Easter – some of us have heard the Easter “story” too often maybe and it has lost its thrill – like a t-shirt that has faded, so the message is still readable but it does not stand out. Can we recover it and make it sparkle again?!

We know the “ending” but for a moment can we put ourselves in the sandals of Mary, desperate, disconsolate, hoping she might be able to tend the body of the man she so loved and admired, but who had been brutally killed. We have seen pictures of Ukrainians tending a rough grave – that could have been Mary. This is a woman who is grieving, whose heart hurts.

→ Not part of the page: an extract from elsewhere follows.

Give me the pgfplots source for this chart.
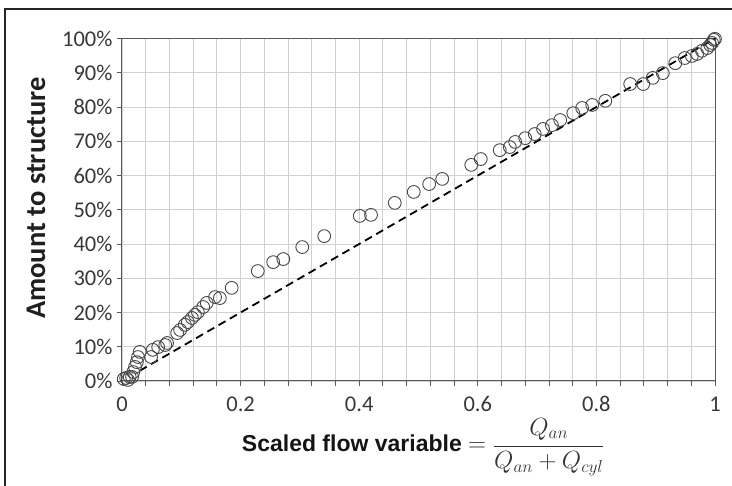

The men did not expect anything – they were back at the house – they had to be summoned. But when they came, something began to dawn on one of the disciples – the grave-cloths were lying as if a body had risen through them. It seems that they may have decided Jesus was raised, but the men went “home” or more probably to their place of lodging.

And then we get one of the great “but”s of the Bible. The men had seen something and maybe had understood something. BUT Mary, Mary remained and in her grief and in her tears, and in the half-light of morning, she sees someone, maybe the gardener, maybe he knows where the body has been put.

And then she hears – she hears her name called by what must be Jesus, and suddenly she knows, she knows this is Jesus; not just that the Resurrection is true, but she has met the risen Jesus and he has met her.

And Jesus does not let her stay, but sends her out to tell the disciples, to pass on the good news; she must risk not seeing him again. She has not had long with him, she has so many questions, no wonder she wants to hold him. But he sends her away with a message and a task.

Again put yourself in the sandals of Mary, John and Peter have been to the tomb, they have then left. How will her message be received? Might it be a trick of the light? – it is after all dawn.

And so for us, who have heard the story many times. 

I notice the difference between the men who believe and make some sense of it and Mary who has an actual encounter with Jesus. I hope our faith is based not just on the truth (though how important that is when we feel wobbly), but also on an encounter with God through his Spirit, even if that is only fleeting, and we now get on with the tasks we are given to share this good news. Let us pray for an encounter with God, not just an engagement with the story.

I notice too that sharing this good news is risky – there is not much to back it up; Mary would have much preferred to have stayed with Jesus in the garden. How will we share the truth, the wonder, the good news of Resurrection with others?

I notice too that the deepest experience is given to the one who was weeping. May the risen Jesus be particularly close to those who struggle and suffer at the moment. Christ is risen, Christ is alive, Christ is with us. Alleluia!